__Task to complete__.
Note each line where "that" appears, and copy it.
═════ Provided data ═════
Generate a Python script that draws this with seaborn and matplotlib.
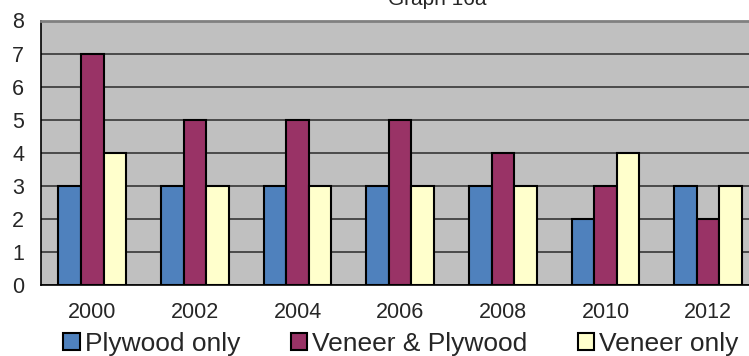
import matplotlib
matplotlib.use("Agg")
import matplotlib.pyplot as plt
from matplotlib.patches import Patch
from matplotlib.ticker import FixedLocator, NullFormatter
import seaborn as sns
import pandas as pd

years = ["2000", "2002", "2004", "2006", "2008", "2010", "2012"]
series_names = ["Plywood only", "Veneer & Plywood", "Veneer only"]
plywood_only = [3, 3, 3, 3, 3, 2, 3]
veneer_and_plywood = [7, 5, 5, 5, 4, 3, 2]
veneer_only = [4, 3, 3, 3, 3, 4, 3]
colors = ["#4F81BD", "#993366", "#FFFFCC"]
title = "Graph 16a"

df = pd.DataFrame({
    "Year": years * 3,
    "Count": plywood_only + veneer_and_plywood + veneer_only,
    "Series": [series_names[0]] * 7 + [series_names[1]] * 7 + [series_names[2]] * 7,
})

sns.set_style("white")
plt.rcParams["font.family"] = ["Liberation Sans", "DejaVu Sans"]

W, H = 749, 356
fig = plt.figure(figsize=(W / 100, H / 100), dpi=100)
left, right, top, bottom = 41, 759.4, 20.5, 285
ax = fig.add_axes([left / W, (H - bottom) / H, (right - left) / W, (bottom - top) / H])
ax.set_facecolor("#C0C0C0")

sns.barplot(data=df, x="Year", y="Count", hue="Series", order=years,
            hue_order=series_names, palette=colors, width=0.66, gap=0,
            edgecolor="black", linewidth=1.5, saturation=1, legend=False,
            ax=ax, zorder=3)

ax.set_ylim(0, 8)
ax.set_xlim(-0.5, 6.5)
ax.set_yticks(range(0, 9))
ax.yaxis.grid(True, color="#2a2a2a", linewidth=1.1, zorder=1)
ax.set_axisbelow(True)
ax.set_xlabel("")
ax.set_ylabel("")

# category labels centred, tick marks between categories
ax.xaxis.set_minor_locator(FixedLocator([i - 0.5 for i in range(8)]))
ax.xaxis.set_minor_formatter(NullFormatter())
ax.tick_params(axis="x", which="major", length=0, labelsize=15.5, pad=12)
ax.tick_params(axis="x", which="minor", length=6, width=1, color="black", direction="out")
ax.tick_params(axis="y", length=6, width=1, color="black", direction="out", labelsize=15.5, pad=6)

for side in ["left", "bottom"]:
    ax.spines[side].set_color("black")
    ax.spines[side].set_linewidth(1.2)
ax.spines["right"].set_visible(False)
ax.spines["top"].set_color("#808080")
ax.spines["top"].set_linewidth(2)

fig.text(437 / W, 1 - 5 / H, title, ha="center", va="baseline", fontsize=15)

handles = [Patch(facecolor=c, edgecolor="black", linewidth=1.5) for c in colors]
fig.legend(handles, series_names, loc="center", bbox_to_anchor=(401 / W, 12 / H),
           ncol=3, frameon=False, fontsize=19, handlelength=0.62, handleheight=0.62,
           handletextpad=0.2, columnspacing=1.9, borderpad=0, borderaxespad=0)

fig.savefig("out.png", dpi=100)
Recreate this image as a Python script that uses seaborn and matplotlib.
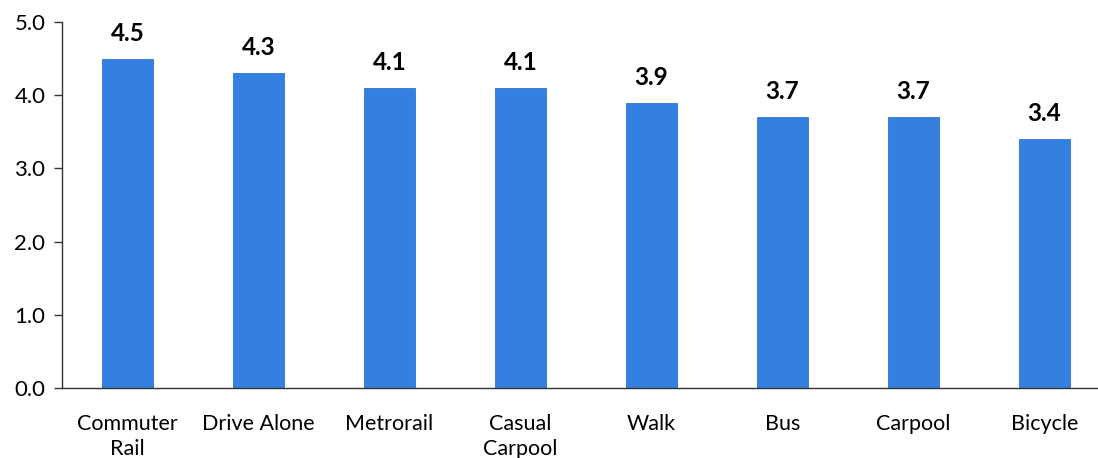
═════
__Result below__.
Generate a Python script that draws this with seaborn and matplotlib.
Recreate this image as a Python script that uses seaborn and matplotlib.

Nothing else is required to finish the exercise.